In answering business emails, pay careful attention to the tone in your emails. This is normally reflected in the words you use to express yourself.

Be clear and direct in your email replies, and avoid being ambiguous. That means, you should know what you want to say; and say it with the shortest possible words.

Make your replies one-to-one. That means you should take the responsibility for your email replies and speak directly to the reader. From every email, you should be able to deduce some useful tips in deciding the best way to frame your reply. For example, you should know:

  • What will make the reader of your email respond favourably
  • What is of interest to him or her
  • What is his or her perspective on the issue at hand

Keep it Short, Simple and Sweet (KISSS). Be careful of the length of your email replies; they determine if they will be read or not. This is an old principle of writing that still holds true in writing email replies.

How to Forward Email

Forwarding emails is a great way of sharing ideas. Good ideas will hopefully be shared a lot.

If you are at the end of such a sharing chain, you’ll quickly see why cleaning up emails before forwarding them is essential: messages that have been forwarded multiple times often contain > and other quotation characters in all the wrong places, lines are broken in even worse places, and email addresses of people you don’t want to know are everywhere.

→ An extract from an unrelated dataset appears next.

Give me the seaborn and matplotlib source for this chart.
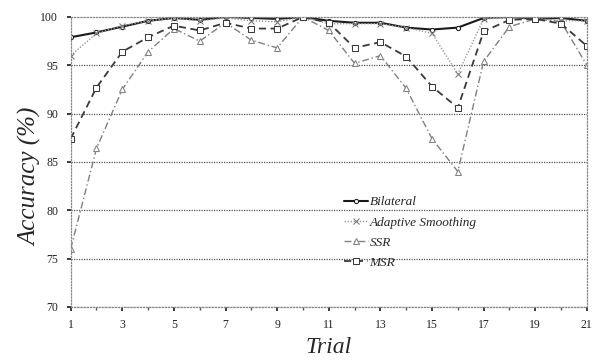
import matplotlib
matplotlib.use("Agg")
import matplotlib.pyplot as plt
import seaborn as sns
import pandas as pd

trials = list(range(1, 22))
bilateral = [97.9, 98.4, 99.0, 99.6, 99.9, 99.7, 100.0, 99.9, 99.8, 100.0, 99.6,
             99.4, 99.4, 98.9, 98.7, 98.9, 99.9, 100.0, 99.8, 99.9, 99.6]
adaptive = [96.0, 98.3, 99.1, 99.6, 99.9, 99.6, 99.9, 99.6, 99.5, 100.0, 99.3,
            99.3, 99.3, 98.9, 98.3, 94.1, 99.8, 99.9, 99.9, 99.6, 99.6]
ssr = [76.0, 86.4, 92.5, 96.4, 98.8, 97.5, 99.4, 97.6, 96.8, 100.0, 98.6,
       95.2, 96.0, 92.6, 87.4, 84.0, 95.4, 99.0, 99.8, 99.5, 95.0]
msr = [87.4, 92.7, 96.4, 97.9, 99.1, 98.6, 99.4, 98.8, 98.8, 100.0, 99.4,
       96.8, 97.4, 95.9, 92.8, 90.6, 98.5, 99.7, 99.8, 99.3, 97.0]
series_names = ["Bilateral", "Adaptive Smoothing", "SSR", "MSR"]
x_ticks = list(range(1, 22, 2))
y_ticks = list(range(70, 101, 5))

sns.set_theme(style="white")
plt.rcParams["font.family"] = ["Liberation Serif", "DejaVu Serif"]

fig = plt.figure(figsize=(5.94, 3.61), dpi=100)
ax = fig.add_axes([0.119, 0.150, 0.869, 0.803])

styles = {
    "Bilateral": dict(color="#1a1a1a", linestyle="-", linewidth=1.5, marker="o",
                      markersize=3, markerfacecolor="white", markeredgecolor="#1a1a1a"),
    "Adaptive Smoothing": dict(color="#9a9a9a", linestyle=(0, (1, 1.2)), linewidth=1.0, marker="x",
                               markersize=4.5, markeredgecolor="#777777"),
    "SSR": dict(color="#808080", linestyle=(0, (5, 2, 1, 2)), linewidth=1.0, marker="^",
                markersize=4, markerfacecolor="white", markeredgecolor="#808080"),
    "MSR": dict(color="#3a3a3a", linestyle=(0, (4, 2.5)), linewidth=1.3, marker="s",
                markersize=4, markerfacecolor="white", markeredgecolor="#3a3a3a"),
}
data = {"Bilateral": bilateral, "Adaptive Smoothing": adaptive, "SSR": ssr, "MSR": msr}

for name in series_names:
    df = pd.DataFrame({"Trial": trials, "Accuracy": data[name]})
    sns.lineplot(data=df, x="Trial", y="Accuracy", ax=ax, label=name, **styles[name])

ax.set_xlim(1, 21)
ax.set_ylim(70, 100)
ax.set_xticks(x_ticks)
ax.set_yticks(y_ticks)
ax.set_xticks(trials, minor=True)
ax.tick_params(axis="both", which="major", labelsize=8.5, length=3, direction="out",
               colors="#222222", pad=6)
ax.tick_params(axis="x", which="minor", length=2, bottom=True, direction="out", color="#555555")
ax.tick_params(axis="y", left=True)
ax.tick_params(axis="x", bottom=True)

for y in y_ticks[:-1]:
    ax.axhline(y, color="#555555", linestyle=(0, (1, 1)), linewidth=0.9, zorder=0)
for s in ax.spines.values():
    s.set_linestyle((0, (1, 1.5)))
    s.set_color("#888888")
    s.set_linewidth(0.9)

ax.set_xlabel("Trial", fontsize=17, fontstyle="italic", labelpad=4)
ax.set_ylabel("Accuracy (%)", fontsize=18, fontstyle="italic", labelpad=1)
ax.yaxis.set_label_coords(-0.055, 0.45)

leg = ax.legend(loc="upper left", bbox_to_anchor=(0.52, 0.40), frameon=False,
                prop={"family": "Liberation Serif", "style": "italic", "size": 9.5},
                handlelength=1.8, handletextpad=0.1, labelspacing=0.6, borderaxespad=0)

fig.savefig("out.png", dpi=100)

Cleaning up such a mess can be cumbersome, but keeping an email clean that you forward initially is easy.

  • First, make sure you’re sharing the email, not the addresses in it by removing all addresses from the forwarded message. Of course, there are exceptions. In particular, when the list of who participated in a discussion is an important part of the information you are forwarding, it makes no sense to remove the addresses.

  • Then, clean up the message itself if it contains unnecessary > characters or messed up line breaks. Email cleanup utilities can do this nasty work for you.

  • Place any comments you have after or (preferably) before the forwarded message, but try to avoid mixing forwarded text and comments.

To forward emails and links in a way that shares relevant information and fosters ties, spell out, at the email’s top, why you think the recipient will find interesting what you share.

Checkpoint

  • Always check before clicking send: One of the worst feelings is clicking send and realizing you missed something, didn’t attach a document, or misspelled something. Rule of thumb is not to include the email address in the send line until you’ve proofed.

  • Keep your Inbox clean and Check your Email on YOUR time: Meaning don’t get caught checking your email every few minutes. One of the biggest momentum killers is getting in the habit of checking your email frequently, pausing what you may be doing, thus making you reset your focus. Reply to any email in less than 48 hours and ideally, in less than 24 hours (weekends do not count). This kind of email expediency will be greatly appreciated by colleagues, clients and collaborators.

  • Use an auto-responder: When you are away from the office for more than 2 days, with the exception of weekends, set an auto-responder to automatically reply to all emails, letting people know you are away and you have limited or no access to email (if this is the case). Also, leave them your phone number or the email of another colleague for emergencies.